## Records to use
***

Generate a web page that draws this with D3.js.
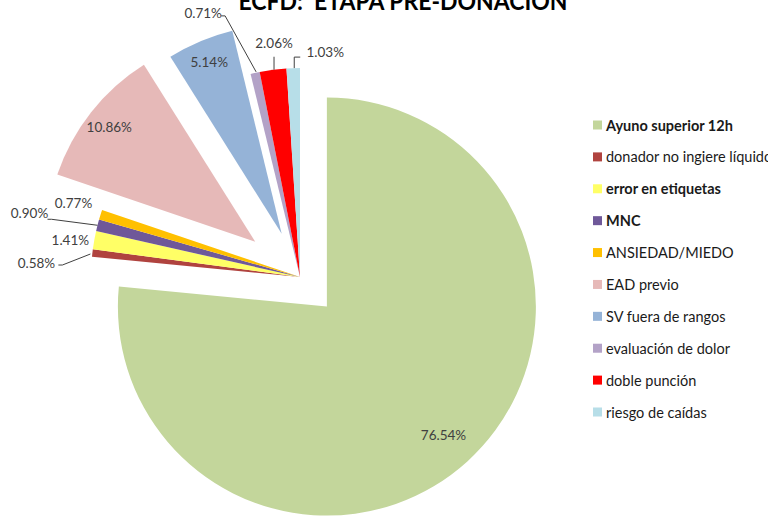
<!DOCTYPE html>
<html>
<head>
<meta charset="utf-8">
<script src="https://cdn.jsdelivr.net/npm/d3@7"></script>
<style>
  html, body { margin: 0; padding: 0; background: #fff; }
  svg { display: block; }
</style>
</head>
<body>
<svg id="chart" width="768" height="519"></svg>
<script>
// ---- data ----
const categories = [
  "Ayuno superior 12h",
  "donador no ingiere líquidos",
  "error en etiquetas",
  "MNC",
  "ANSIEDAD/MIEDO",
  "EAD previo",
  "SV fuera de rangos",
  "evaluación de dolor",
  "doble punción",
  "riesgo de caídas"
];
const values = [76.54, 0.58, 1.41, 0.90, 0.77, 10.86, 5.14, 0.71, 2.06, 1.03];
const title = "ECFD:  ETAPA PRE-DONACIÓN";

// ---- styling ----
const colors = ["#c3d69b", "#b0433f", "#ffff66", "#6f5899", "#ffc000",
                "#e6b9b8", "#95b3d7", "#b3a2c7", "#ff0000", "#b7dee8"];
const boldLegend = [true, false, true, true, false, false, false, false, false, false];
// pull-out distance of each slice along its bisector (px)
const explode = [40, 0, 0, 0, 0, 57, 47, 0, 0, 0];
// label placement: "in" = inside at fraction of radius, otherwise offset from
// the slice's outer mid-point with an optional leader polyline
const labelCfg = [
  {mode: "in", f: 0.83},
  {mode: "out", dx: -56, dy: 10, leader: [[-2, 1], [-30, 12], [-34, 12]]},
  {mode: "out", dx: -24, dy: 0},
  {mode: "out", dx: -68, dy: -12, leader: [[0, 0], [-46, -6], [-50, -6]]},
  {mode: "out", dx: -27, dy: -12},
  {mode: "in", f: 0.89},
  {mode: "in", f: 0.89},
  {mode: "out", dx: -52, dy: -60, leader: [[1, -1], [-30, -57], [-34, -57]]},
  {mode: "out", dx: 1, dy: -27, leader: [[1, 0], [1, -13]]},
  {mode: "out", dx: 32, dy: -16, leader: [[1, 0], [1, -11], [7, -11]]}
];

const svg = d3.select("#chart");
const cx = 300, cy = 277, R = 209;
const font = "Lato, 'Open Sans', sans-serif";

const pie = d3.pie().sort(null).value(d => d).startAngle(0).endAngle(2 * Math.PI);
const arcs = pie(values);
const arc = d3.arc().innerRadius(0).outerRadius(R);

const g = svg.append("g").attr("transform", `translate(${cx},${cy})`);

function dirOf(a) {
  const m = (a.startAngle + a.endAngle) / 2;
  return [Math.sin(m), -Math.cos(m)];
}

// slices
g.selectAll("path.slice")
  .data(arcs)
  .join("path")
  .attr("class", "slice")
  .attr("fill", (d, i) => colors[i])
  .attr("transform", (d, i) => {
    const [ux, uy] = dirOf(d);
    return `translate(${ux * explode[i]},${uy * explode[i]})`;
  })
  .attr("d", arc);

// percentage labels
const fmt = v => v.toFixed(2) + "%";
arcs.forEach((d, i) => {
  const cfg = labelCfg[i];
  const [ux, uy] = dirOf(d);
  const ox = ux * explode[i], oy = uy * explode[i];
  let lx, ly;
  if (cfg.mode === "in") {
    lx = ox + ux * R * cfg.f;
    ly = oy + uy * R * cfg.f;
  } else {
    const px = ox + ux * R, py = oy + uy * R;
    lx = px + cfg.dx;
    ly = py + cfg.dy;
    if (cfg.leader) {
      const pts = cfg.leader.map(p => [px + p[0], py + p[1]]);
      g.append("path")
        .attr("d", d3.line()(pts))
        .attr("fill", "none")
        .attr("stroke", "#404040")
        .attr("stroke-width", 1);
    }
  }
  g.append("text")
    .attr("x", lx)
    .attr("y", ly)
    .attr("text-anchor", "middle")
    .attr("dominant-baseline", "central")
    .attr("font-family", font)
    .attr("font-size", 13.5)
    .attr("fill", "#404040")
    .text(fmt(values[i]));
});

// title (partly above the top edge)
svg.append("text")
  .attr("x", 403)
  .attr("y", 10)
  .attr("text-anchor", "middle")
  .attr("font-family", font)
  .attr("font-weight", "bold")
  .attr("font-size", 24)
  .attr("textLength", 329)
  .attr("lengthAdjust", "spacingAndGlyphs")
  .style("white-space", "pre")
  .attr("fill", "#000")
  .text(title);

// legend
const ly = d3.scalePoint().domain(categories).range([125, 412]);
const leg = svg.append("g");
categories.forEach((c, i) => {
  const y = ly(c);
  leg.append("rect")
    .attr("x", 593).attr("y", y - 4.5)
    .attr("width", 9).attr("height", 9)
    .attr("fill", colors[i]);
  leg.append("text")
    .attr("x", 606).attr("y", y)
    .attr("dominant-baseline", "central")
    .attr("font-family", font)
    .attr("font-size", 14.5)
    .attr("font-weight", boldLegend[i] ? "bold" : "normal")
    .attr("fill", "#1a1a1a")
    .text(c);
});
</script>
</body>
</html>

***

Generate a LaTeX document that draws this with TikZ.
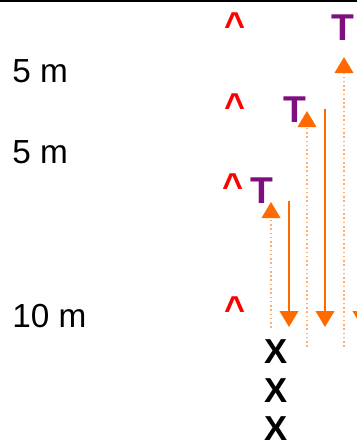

***

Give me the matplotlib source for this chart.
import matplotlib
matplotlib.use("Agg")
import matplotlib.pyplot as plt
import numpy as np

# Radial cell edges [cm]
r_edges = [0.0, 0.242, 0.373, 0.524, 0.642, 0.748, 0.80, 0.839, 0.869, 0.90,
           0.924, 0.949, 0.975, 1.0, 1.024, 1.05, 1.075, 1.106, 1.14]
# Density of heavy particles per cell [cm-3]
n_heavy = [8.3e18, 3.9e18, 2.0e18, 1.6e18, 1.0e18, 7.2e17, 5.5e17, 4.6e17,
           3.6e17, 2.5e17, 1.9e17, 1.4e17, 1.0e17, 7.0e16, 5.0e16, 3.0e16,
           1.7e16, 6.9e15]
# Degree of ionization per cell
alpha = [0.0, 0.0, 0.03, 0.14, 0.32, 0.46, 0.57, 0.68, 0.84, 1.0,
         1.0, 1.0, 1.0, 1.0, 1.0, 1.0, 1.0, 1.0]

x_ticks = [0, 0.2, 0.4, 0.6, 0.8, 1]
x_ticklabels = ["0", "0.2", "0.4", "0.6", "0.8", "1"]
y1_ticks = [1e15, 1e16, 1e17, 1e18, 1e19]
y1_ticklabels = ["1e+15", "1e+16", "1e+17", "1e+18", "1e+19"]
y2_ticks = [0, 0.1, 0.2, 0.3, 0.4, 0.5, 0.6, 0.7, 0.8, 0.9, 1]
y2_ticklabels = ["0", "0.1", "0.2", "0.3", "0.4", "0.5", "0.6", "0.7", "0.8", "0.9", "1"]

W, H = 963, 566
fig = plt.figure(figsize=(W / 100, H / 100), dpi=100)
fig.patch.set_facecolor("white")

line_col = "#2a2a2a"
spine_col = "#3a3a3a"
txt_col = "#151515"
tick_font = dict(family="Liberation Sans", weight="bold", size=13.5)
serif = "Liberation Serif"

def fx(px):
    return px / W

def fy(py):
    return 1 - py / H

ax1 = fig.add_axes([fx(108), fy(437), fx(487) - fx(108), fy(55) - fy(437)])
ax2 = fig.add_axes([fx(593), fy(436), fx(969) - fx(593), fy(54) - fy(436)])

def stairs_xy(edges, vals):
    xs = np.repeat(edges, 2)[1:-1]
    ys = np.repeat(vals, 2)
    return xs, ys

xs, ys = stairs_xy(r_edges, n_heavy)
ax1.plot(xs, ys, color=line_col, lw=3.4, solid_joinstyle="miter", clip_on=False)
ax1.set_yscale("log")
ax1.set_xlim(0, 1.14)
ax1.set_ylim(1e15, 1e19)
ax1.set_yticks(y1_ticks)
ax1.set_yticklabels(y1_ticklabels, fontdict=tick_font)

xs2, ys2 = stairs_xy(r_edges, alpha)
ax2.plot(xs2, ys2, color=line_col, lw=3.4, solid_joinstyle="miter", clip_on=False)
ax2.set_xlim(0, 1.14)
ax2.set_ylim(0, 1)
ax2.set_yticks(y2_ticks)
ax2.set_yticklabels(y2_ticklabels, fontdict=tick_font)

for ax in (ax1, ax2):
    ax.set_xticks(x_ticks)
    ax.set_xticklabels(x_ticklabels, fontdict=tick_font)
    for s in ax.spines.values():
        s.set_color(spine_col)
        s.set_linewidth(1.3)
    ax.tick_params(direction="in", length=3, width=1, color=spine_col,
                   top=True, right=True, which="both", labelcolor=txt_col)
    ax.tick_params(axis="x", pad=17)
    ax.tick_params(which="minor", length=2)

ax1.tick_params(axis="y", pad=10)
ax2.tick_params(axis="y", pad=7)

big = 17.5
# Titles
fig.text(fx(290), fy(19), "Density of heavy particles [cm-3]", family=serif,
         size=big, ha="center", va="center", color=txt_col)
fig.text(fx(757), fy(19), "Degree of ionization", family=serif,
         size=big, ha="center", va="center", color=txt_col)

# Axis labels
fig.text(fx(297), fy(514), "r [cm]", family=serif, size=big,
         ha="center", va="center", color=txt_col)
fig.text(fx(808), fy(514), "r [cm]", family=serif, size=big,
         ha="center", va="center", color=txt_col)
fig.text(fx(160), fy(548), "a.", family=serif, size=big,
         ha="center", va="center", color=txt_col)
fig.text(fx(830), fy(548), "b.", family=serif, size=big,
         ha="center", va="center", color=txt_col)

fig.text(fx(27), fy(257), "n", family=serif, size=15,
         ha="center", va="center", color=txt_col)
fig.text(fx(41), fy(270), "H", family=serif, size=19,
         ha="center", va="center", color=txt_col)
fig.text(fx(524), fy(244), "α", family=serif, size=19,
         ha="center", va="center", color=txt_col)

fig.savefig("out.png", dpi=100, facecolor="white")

***

## Direction
Only the lines from the one containing "Give me the matplotlib source for this chart." to the one containing "1.0, 1.0, 1.0, 1.0, 1.0, 1.0, 1.0, 1.0]" are to be printed, both ends included, exactly as written.

## Final answer
Give me the matplotlib source for this chart.
import matplotlib
matplotlib.use("Agg")
import matplotlib.pyplot as plt
import numpy as np

# Radial cell edges [cm]
r_edges = [0.0, 0.242, 0.373, 0.524, 0.642, 0.748, 0.80, 0.839, 0.869, 0.90,
           0.924, 0.949, 0.975, 1.0, 1.024, 1.05, 1.075, 1.106, 1.14]
# Density of heavy particles per cell [cm-3]
n_heavy = [8.3e18, 3.9e18, 2.0e18, 1.6e18, 1.0e18, 7.2e17, 5.5e17, 4.6e17,
           3.6e17, 2.5e17, 1.9e17, 1.4e17, 1.0e17, 7.0e16, 5.0e16, 3.0e16,
           1.7e16, 6.9e15]
# Degree of ionization per cell
alpha = [0.0, 0.0, 0.03, 0.14, 0.32, 0.46, 0.57, 0.68, 0.84, 1.0,
         1.0, 1.0, 1.0, 1.0, 1.0, 1.0, 1.0, 1.0]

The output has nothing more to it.